---------- Records for processing ----------
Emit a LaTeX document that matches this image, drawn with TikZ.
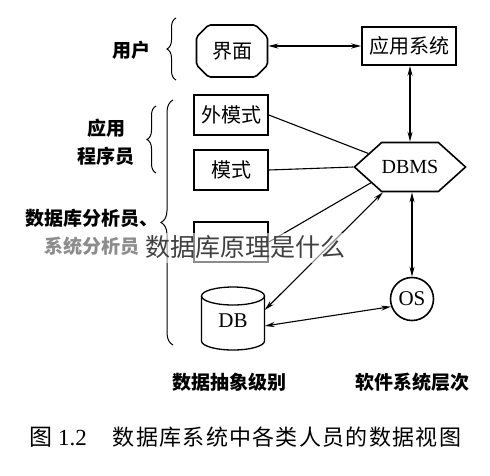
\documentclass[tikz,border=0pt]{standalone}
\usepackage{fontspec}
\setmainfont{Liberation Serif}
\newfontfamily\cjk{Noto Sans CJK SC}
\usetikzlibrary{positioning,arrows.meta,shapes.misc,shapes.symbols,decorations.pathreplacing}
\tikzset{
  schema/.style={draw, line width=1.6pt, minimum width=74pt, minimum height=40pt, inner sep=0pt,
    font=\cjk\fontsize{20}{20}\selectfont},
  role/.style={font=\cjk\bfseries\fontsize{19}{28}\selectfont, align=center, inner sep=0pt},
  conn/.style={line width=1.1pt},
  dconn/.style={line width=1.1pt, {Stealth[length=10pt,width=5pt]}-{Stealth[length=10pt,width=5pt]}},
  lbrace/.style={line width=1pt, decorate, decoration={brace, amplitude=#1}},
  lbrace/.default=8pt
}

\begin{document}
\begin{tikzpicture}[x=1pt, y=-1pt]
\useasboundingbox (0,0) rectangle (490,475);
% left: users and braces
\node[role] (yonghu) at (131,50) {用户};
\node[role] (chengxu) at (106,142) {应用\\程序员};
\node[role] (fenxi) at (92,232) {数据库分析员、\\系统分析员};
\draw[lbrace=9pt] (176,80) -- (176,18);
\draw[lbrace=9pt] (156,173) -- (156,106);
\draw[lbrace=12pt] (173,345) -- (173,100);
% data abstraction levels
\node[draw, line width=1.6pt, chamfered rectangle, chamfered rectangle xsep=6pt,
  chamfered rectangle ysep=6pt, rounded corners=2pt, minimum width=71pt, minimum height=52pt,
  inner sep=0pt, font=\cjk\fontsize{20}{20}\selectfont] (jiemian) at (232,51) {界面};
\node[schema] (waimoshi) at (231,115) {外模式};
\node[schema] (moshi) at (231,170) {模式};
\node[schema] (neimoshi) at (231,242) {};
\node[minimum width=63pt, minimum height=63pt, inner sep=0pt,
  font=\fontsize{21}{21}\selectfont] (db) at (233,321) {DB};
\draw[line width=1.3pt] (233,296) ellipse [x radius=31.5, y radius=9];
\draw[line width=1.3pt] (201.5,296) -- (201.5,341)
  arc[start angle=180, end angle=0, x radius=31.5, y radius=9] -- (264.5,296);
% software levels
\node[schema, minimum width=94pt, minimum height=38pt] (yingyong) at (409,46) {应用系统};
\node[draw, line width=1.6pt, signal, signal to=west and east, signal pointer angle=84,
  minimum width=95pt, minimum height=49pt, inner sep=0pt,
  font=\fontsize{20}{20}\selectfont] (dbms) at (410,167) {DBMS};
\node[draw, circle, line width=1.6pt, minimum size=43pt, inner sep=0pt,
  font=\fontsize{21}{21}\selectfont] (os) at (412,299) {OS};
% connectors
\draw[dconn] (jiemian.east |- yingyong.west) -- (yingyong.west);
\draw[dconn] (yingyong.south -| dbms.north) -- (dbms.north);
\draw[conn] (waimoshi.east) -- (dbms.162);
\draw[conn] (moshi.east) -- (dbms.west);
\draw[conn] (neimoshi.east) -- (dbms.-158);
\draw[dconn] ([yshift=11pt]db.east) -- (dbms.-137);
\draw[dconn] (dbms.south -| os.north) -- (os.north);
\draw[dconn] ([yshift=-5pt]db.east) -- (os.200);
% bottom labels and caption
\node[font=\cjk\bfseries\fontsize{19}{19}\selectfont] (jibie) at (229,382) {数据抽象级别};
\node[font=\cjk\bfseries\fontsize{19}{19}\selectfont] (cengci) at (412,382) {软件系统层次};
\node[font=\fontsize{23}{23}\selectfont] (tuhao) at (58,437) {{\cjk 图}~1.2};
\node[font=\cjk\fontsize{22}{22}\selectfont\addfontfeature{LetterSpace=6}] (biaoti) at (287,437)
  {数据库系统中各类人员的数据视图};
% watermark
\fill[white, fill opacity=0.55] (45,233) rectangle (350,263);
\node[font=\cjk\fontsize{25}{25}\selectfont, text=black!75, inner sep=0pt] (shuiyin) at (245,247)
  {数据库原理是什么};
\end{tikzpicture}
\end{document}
----------
---------- Records for processing ----------
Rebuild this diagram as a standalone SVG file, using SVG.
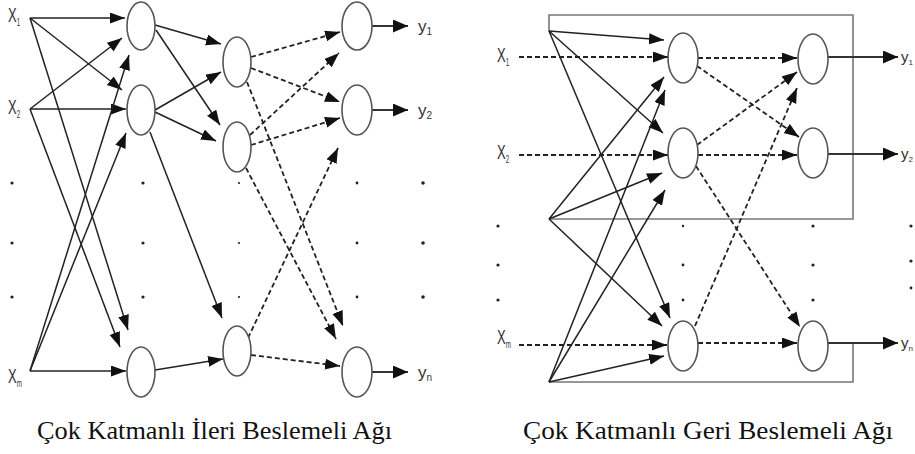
----------
Work to be completed:
Please list every line of the records that contains "standalone".

Correct result:
\documentclass[tikz,border=0pt]{standalone}
Rebuild this diagram as a standalone SVG file, using SVG.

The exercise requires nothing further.